It’s all here! Everything we need to solve climate change exists. Today.
It is easy, and not altogether unjustified, to see climate change as just too complex, too big, too unwieldy, or even too controversial to even begin to try to solve.Certainly, the oil and gas industries, lobbyists and faux science think tanks have made a cottage industry of either denying climate change, suggesting it is China’s fault or it is impossible to solve.
The truth is we can solve climate change, and we can do so in the next 10-15 years. The technology exists to eliminate over 95% of greenhouse gas emissions, more than enough to solve the problem, and suck out the CO2 from the atmosphere. With these two steps we can stop the growth of CO2 concentrations at the 430 ppm level by 2030 and slowly, or quickly, reduce emissions after that.
Even better, we can do so economically, creating jobs, increasing incomes, securing energy independence, and improving health around the world. “You may say I’m a dreamer,” as John Lennon pronounced, “but I’m not the only one”.
So let’s show the math.
Major Uses of Fossil Fuels
Fossil fuels have a lot of uses, and not all will be replaced. But the major uses involve burning fossil fuels for electricity, heat and transportation. When we replace those three we will have effectively stopped the growth of greenhouse gasses and can start the long decline.
Electricity
Coal, gas and, to a lesser extent, oil, have been used for electricity production around the world for a hundred years. However, they are no longer the cheapest new energy source. That title belongs to wind and solar energy. Even combined with batteries, which are dropping in cost substantially, the cost is at or near parity.
In much of the world, it is just not cost effective to build new fossil plants. In the United States, coal use, for instance, has dropped from over 50% of electricity production at the turn of the century to about 22% today, and dropping quickly. Public utility commissions are required by law to provide consumers with the most cost effective long term energy supply and over the last decade-plus, a team of Sierra Club Beyond Coal lawyers have made that point to PUCs around the country, winning the argument on facts and economics.
While new fossil plants are on the decline, solar and wind are also approaching the point where they cost less than even the coal to run the plant. Forget about the O&M, capital expenditures and sunk costs. We can reasonably expect coal to phase out almost entirely over the next 10-15 years.
Replacing fossil fuels is a combination of zero emission electricity sources, namely onshore wind, offshore wind, solar farms and residential solar. New York State, for example, expects to have a zero carbon upstate grid by 2030, and no emissions at all by 2040.
Fossil fuel investment just doesn’t make any economic sense any more, while renewables are getting cheaper and cheaper and have easier modular deployment in their favor.

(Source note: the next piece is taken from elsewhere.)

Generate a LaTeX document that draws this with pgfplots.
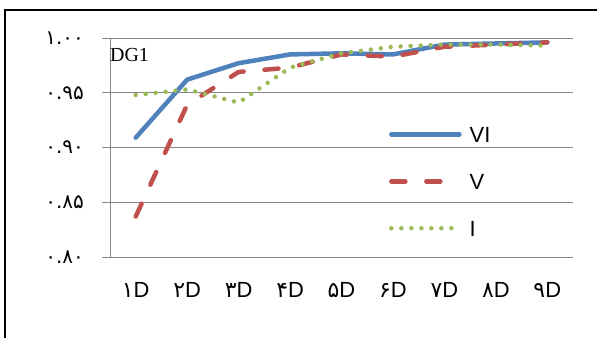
\documentclass[border=0pt]{standalone}
\usepackage{fontspec}
\setmainfont{Liberation Sans}
\newfontfamily\fa[Script=Arabic]{DejaVu Sans}
\newfontfamily\tnr{Liberation Serif}
\usepackage{pgfplots}
\pgfplotsset{compat=1.18}
\definecolor{sBlue}{HTML}{4F81BD}
\definecolor{sRed}{HTML}{C0504D}
\definecolor{sGreen}{HTML}{9BBB59}
\definecolor{gridc}{RGB}{134,134,134}
\begin{document}
\begin{tikzpicture}
\path[use as bounding box] (0,0) rectangle (597bp,-338bp);
\draw[line width=2bp, black] (5bp,-345bp) -- (5bp,-10bp) -- (610bp,-10bp);
\begin{axis}[
  at={(110bp,-257bp)}, anchor=south west,
  scale only axis, width=463bp, height=219bp,
  xmin=0.5, xmax=9.5, ymin=0.80, ymax=1.00,
  axis x line*=bottom, axis y line*=left,
  axis line style={draw=gridc, line width=1bp, -},
  xtick={1,2,3,4,5,6,7,8,9},
  xticklabels={{\fa ۱}D,{\fa ۲}D,{\fa ۳}D,{\fa ۴}D,{\fa ۵}D,{\fa ۶}D,{\fa ۷}D,{\fa ۸}D,{\fa ۹}D},
  minor xtick={0.5,1.5,2.5,3.5,4.5,5.5,6.5,7.5,8.5,9.5},
  xtick style={draw=none},
  minor tick style={draw=gridc, line width=1bp},
  minor tick length=6bp,
  major tick length=8bp,
  tick align=outside,
  ytick={0.80,0.85,0.90,0.95,1.00},
  yticklabels={{\fa ۰.۸۰},{\fa ۰.۸۵},{\fa ۰.۹۰},{\fa ۰.۹۵},{\fa ۱.۰۰}},
  ytick style={draw=gridc, line width=1bp},
  ymajorgrids,
  major grid style={draw=gridc, line width=1bp},
  xticklabel style={font=\fontsize{22}{26}\selectfont, anchor=north, inner sep=0pt, yshift=-17bp},
  yticklabel style={font=\fontsize{20}{24}\selectfont, anchor=east, inner sep=0pt, xshift=-18bp},
  legend style={draw=none, fill=none, at={(0.596,0.607)}, anchor=north west,
    font=\fontsize{22}{26}\selectfont, row sep=31bp,
    nodes={inner sep=0pt, text height=16bp, text depth=0bp},
    /tikz/every odd column/.append style={column sep=8bp}},
  legend image code/.code={\draw[#1] (0bp,0bp) -- (68bp,0bp);},
  legend cell align=left,
]
\addplot[sBlue, line width=4.5bp, line cap=round, line join=round] coordinates {
(1,0.909) (2,0.962) (3,0.977) (4,0.985) (5,0.986) (6,0.985) (7,0.994) (8,0.995) (9,0.996)};
\addlegendentry{VI}
\addplot[sRed, line width=4.5bp, line cap=round, line join=round, dash pattern=on 14bp off 21bp] coordinates {
(1,0.837) (2,0.939) (3,0.969) (4,0.973) (5,0.985) (6,0.983) (7,0.992) (8,0.994) (9,0.996)};
\addlegendentry{V}
\addplot[sGreen, line width=4.5bp, line cap=round, dash pattern=on 0bp off 10bp] coordinates {
(1,0.948) (2,0.953) (3,0.941) (4,0.973) (5,0.986) (6,0.992) (7,0.994) (8,0.994) (9,0.993)};
\addlegendentry{I}
\node[anchor=west, inner sep=0pt, font=\tnr\fontsize{20}{24}\selectfont] at (rel axis cs:0,0.922) {DG1};
\end{axis}
\end{tikzpicture}
\end{document}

Battery technology, a subject for another article, is only enhancing renewables, depleting natural gas of its peaker plant juggernaut one additional percent at a time.
Heat
The future is all electric and that goes for heat production as well. In the residential and commercial space, heat pumps and mini splits are already both more efficient and largely more cost effective than gas. Gas as a heating source is, more slowly than coal for sure, losing out to electricity, with aggressive industry lobbying trying to slow the progress.
However, across Europe heat pumps are becoming the norm as the region weans itself from Russian gas. In the US, President Biden’s economic plan is promoting American jobs combined with green technology, like heat pumps, to bring about an economic twofer.
While some states are more aggressively phasing out new gas hook ups, the pure money of it all will take over new installations and then replacement appliances over the next decade.
Battery technology, again for another day, will also replace gas and propane generators a bit further down the road.
The natural gas industry may, eventually, face an existential issue. As gas use declines from the highly profitable peaker plants and home heating, at some point the cost of maintaining the pipelines will create an unsustainable situation as the cost is spread across fewer and fewer people.
Transportation
The US EV industry hit 5% of sales in 2022 and is at 7% so far in 2023. The ‘tipping point’ of technologies when the move from early adopters to the mainstream occurs, tends to be at the 5-7% uptake rate, at which point it quickly increases to 80%. The global EV industry simply can not get to 80% as fast as this curve suggests it will want to. But every major automaker is turning their business models on their heads going all-in with EVs.
The reasons are simple. EVs are the better, more cost effective option based on full life costs. Government subsidies aimed at solving climate change is helping as well.
Along with the major manufacturers adopting EV strategies, most types of vehicles are now offered in EV form, including sedans, crossovers, trucks, even utility vehicles like street sweepers.
Battery technology is coming down in price, enabling EVs to cross parity with their internal combustion counterparts, dropping over 90% since 2010, and continuing. Range is also increasing, with EVs regularly getting over 300 miles on a charge, and 500-750 mile range batteries are in coming or in the lab. Charging times may drop to just 5-10 minutes by 2030. Indeed, this massive build out of charging stations around the US, while fully necessary, may end up being overkill in time.
The solutions to climate change – the big ones – all exist today and are almost all cost effective today. Our policy and decision making needs to be about phase out and new deployment speed. The future is clean and green, and filled with clear air, good jobs, and national security, but we need to get going fast.